Two Sisters

Every woman has two sisters, born at the time of her rite of passage into womanhood. Born from raw, desensitizing heartbreak.
At this moment in time, a girl is split into two sisters, a Little Girl and a Big Girl, and becomes the complex Woman, known and refered to as a Creature of Mystery.
I am not a brave, courageous soul who loves and loses, who suffers heartache and experiences true passion. I am a scared child, nursing the deep wounds inflicted on my soul. I hide behind a tall tower, immovable, unreachable, my facade of being a Big Girl.
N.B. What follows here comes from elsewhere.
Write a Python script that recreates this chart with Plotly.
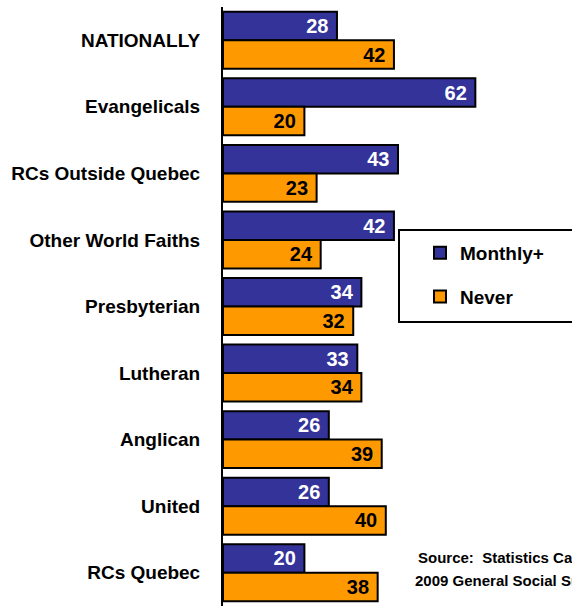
import plotly.graph_objects as go

categories = ["NATIONALLY", "Evangelicals", "RCs Outside Quebec", "Other World Faiths",
              "Presbyterian", "Lutheran", "Anglican", "United", "RCs Quebec"]
monthly = [28, 62, 43, 42, 34, 33, 26, 26, 20]
never = [42, 20, 23, 24, 32, 34, 39, 40, 38]
source_lines = ["Source:\u00a0 Statistics Canada", "2009 General Social Survey"]

FONT = "Liberation Sans, Arial, sans-serif"

W, H = 572, 606
L, T = 223, 7
pw, ph = W - L, H - T

def px(x):
    return (x - L) / pw

def py(y):
    return (H - y) / ph

fig = go.Figure()
fig.add_trace(go.Bar(
    y=categories, x=monthly, orientation="h", name="Monthly+",
    legendgroup="a",
    marker=dict(color="#333399", line=dict(color="black", width=2)),
    text=monthly, texttemplate="%{x}\u00a0", textposition="inside",
    insidetextanchor="end", constraintext="none",
    textfont=dict(family=FONT, size=20, color="white", weight="bold"),
))
fig.add_trace(go.Bar(
    y=categories, x=never, orientation="h", name="Never",
    legendgroup="b",
    marker=dict(color="#FF9900", line=dict(color="black", width=2)),
    text=never, texttemplate="%{x}\u00a0", textposition="inside",
    insidetextanchor="end", constraintext="none",
    textfont=dict(family=FONT, size=20, color="black", weight="bold"),
))

fig.update_layout(
    width=W, height=H,
    margin=dict(l=L, r=0, t=T, b=0, autoexpand=False),
    paper_bgcolor="white", plot_bgcolor="white",
    barmode="group", bargap=0.144, bargroupgap=0,
    uniformtext=dict(minsize=20, mode="show"),
    showlegend=True,
    legend=dict(
        x=px(420), y=py(234), xanchor="left", yanchor="top",
        font=dict(family=FONT, size=19, color="black", weight="bold"),
        bgcolor="rgba(0,0,0,0)", borderwidth=0,
        traceorder="grouped", tracegroupgap=16,
    ),
    xaxis=dict(range=[0, pw / 4.07], visible=False, fixedrange=True),
    yaxis=dict(
        autorange="reversed", showline=True, linecolor="black", linewidth=2,
        ticks="", showgrid=False, zeroline=False, ticklabelstandoff=17,
        automargin=False,
        tickfont=dict(family=FONT, size=19, color="black", weight="bold"),
    ),
    shapes=[dict(type="rect", xref="paper", yref="paper",
                 x0=px(399), x1=px(620), y0=py(322), y1=py(230),
                 line=dict(color="black", width=2), fillcolor="rgba(0,0,0,0)")],
    annotations=[
        dict(xref="paper", yref="paper", x=px(513), y=py(yc),
             xanchor="center", yanchor="middle", showarrow=False, text=t,
             font=dict(family=FONT, size=15, color="black", weight="bold"))
        for t, yc in zip(source_lines, [557, 580])
    ],
)

fig.write_html("out.html", config={"displayModeBar": False},
               post_script="document.body.style.margin='0';")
Big Girls handle it. We numb it out and move on. We harden our hearts and swallow our tears, flip off the world and move forward in search of whatever it is we're after.
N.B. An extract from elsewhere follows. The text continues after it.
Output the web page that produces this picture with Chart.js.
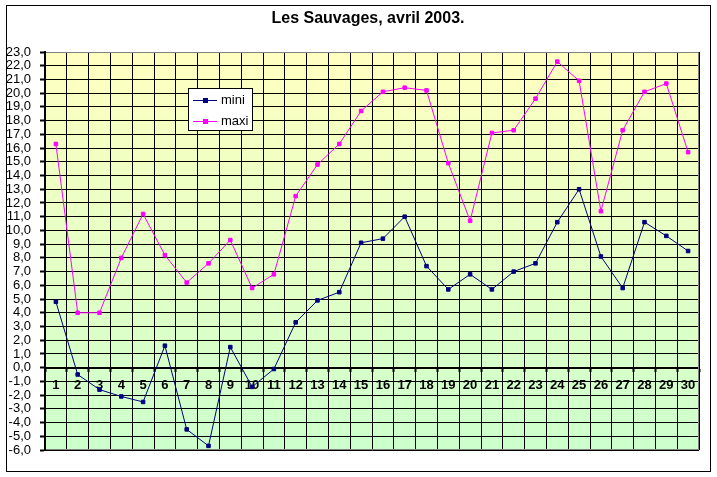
<!DOCTYPE html>
<html>
<head>
<meta charset="utf-8">
<script src="https://cdn.jsdelivr.net/npm/chart.js@4"></script>
<style>
    html, body { margin: 0; padding: 0; background: #fff; }
    #wrap { width: 717px; height: 477px; }
</style>
</head>
<body>
<div id="wrap"><canvas id="chart" width="717" height="477"></canvas></div>
<script>
const titleText = 'Les Sauvages, avril 2003.';
const days = ['1','2','3','4','5','6','7','8','9','10','11','12','13','14','15',
              '16','17','18','19','20','21','22','23','24','25','26','27','28','29','30'];
const mini = [4.8, -0.5, -1.6, -2.1, -2.5, 1.6, -4.5, -5.7, 1.5, -1.4,
              -0.1, 3.3, 4.9, 5.5, 9.1, 9.4, 11.0, 7.4, 5.7, 6.8,
              5.7, 7.0, 7.6, 10.6, 13.0, 8.1, 5.8, 10.6, 9.6, 8.5];
const maxi = [16.3, 4.0, 4.0, 8.0, 11.2, 8.2, 6.2, 7.6, 9.3, 5.8,
              6.8, 12.5, 14.8, 16.3, 18.7, 20.1, 20.4, 20.2, 14.9, 10.7,
              17.1, 17.3, 19.6, 22.3, 20.9, 11.4, 17.3, 20.1, 20.7, 15.7];
const yMin = -6, yMax = 23;

const FONT = "'Liberation Sans', Arial, sans-serif";
Chart.defaults.color = '#000';
Chart.defaults.font.family = FONT;

// background gradient, grey plot frame, boxed legend and outer border
const frame = {
    id: 'frame',
    afterLayout(chart) {
        // centre the title over the plot area like the original
        if (chart.titleBlock) chart.titleBlock.left = 37;
    },
    beforeDraw(chart) {
        const {ctx, chartArea: a} = chart;
        const g = ctx.createLinearGradient(0, a.top, 0, a.bottom);
        g.addColorStop(0, '#FFFFC0');
        g.addColorStop(1, '#CCFFCC');
        ctx.save();
        ctx.fillStyle = g;
        ctx.fillRect(a.left, a.top, a.right - a.left, a.bottom - a.top);
        ctx.restore();
    },
    beforeDatasetsDraw(chart) {
        const {ctx, chartArea: a} = chart;
        ctx.save();
        ctx.strokeStyle = '#808080';
        ctx.lineWidth = 1;
        ctx.beginPath();
        ctx.moveTo(a.left + 1, a.top + 0.5);
        ctx.lineTo(a.right - 0.5, a.top + 0.5);
        ctx.lineTo(a.right - 0.5, a.bottom - 0.5);
        ctx.lineTo(a.left + 1, a.bottom - 0.5);
        ctx.stroke();
        ctx.restore();
    },
    afterDatasetsDraw(chart) {
        const ctx = chart.ctx;
        const x = 188, y = 88, w = 64, h = 42;
        ctx.save();
        ctx.fillStyle = '#fff';
        ctx.fillRect(x, y, w, h);
        ctx.strokeStyle = '#000';
        ctx.lineWidth = 1;
        ctx.strokeRect(x + 0.5, y + 0.5, w, h);
        ctx.font = '13px ' + FONT;
        ctx.textBaseline = 'middle';
        chart.data.datasets.forEach((ds, i) => {
            const ly = y + 12.5 + i * 21;
            ctx.strokeStyle = ds.borderColor;
            ctx.beginPath();
            ctx.moveTo(x + 5, ly);
            ctx.lineTo(x + 29, ly);
            ctx.stroke();
            ctx.fillStyle = ds.borderColor;
            ctx.fillRect(x + 15, ly - 2.5, 5, 5);
            ctx.fillStyle = '#000';
            ctx.fillText(ds.label, x + 33, ly);
        });
        ctx.restore();
    },
    afterDraw(chart) {
        const ctx = chart.ctx;
        ctx.save();
        ctx.strokeStyle = '#000';
        ctx.lineWidth = 1;
        ctx.strokeRect(6.5, 5.5, 704, 466);
        ctx.restore();
    }
};

const lineSet = (label, data, color) => ({
    label, data,
    borderColor: color,
    backgroundColor: color,
    borderWidth: 1,
    tension: 0,
    pointStyle: 'rect',
    pointRadius: 2.5,
    pointBorderWidth: 1,
    pointBackgroundColor: color,
    pointBorderColor: color
});

new Chart(document.getElementById('chart'), {
    type: 'line',
    data: {
        labels: days,
        datasets: [
            lineSet('mini', mini, '#000080'),
            lineSet('maxi', maxi, '#FF00FF')
        ]
    },
    options: {
        responsive: false,
        animation: false,
        events: [],
        layout: { padding: { left: 0, right: 18, top: 0, bottom: 27 } },
        plugins: {
            legend: { display: false },
            tooltip: { enabled: false },
            title: {
                display: true,
                text: titleText,
                color: '#000',
                font: { size: 16, weight: 'bold', family: FONT },
                padding: { top: 9, bottom: 23.8 }
            }
        },
        scales: {
            x: {
                type: 'category',
                position: { y: 0 },
                offset: true,
                grid: { offset: true, color: '#000', lineWidth: 1, tickLength: 3, tickWidth: 2, tickColor: '#000' },
                border: { color: '#000', width: 2 },
                ticks: { autoSkip: false, maxRotation: 0, padding: 7, font: { size: 13, weight: 'bold' }, color: '#000' }
            },
            y: {
                min: yMin,
                max: yMax,
                afterFit: s => { s.width = 45; },
                grid: { color: '#000', lineWidth: 1, tickLength: 5, tickWidth: 2, tickColor: '#000' },
                border: { color: '#000', width: 2 },
                ticks: {
                    stepSize: 1,
                    autoSkip: false,
                    padding: 9,
                    font: { size: 13 },
                    color: '#000',
                    callback: v => v.toFixed(1).replace('.', ',')
                }
            }
        }
    },
    plugins: [frame]
});
</script>
</body>
</html>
Little Girls, they think of the hurtful things that their daddies, uncles or "first love" did to them. They remember what they were wearing when it happened. Little Girls admit that they have feelings, that they're delicate, that they're soft and scared and desperately want to trust someone.
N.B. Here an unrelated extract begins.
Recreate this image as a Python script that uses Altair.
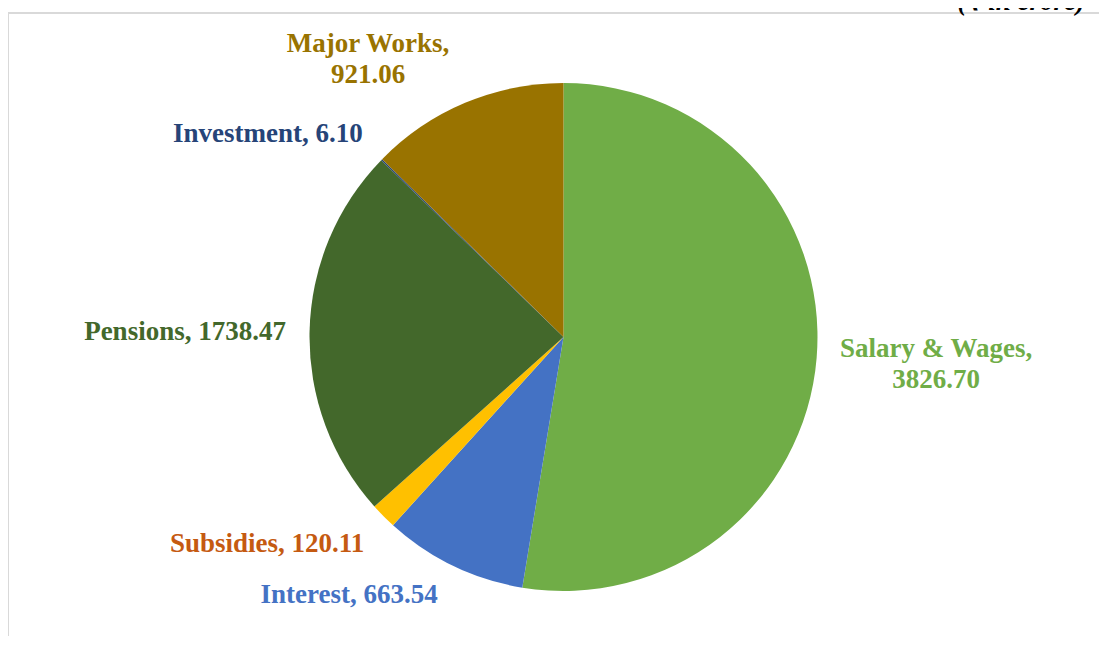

Little Girls think about the sweet times they have had with men. Then about how those sweet moments crumbled into bitterness, hard and cruel. They suffer in their spirit and feel sorrow and shame.
Big Girls remember bitterness and cruelty and plan emotional guerilla warefare in retaliation. They set up a plan of action to build the impenetrable fortress - a beautiful woman who is unreachable.

A Big Girl is ever perfecting her art of seclusion, ever polishing her craft, "The Appearance". It accompanies the suffocation, the suppression of the Little Girl inside of her. As a heartless, cold, older sister the Big Girl screams and pulls the Little Girl's hair: "You are stupid! Shut Up! You don't care about anyone. I can't believe you said that! I can't believe you trusted him! You are such an idiot, such a pathetic loser! You can't trust anyone! Anyone! Remember?!"
The Big Girl criticizes her small and forlorn sister's belief in everything the woman has ever believed in; Santa Claus, The Easter Bunny, Jesus or a Good Man.
At the end of the day, if a woman lies alone on her bed, the distinction between her two sisters is clear: The Little Girl, desperately wanting to believe again and the Big Girl, desperately trying to run on alone.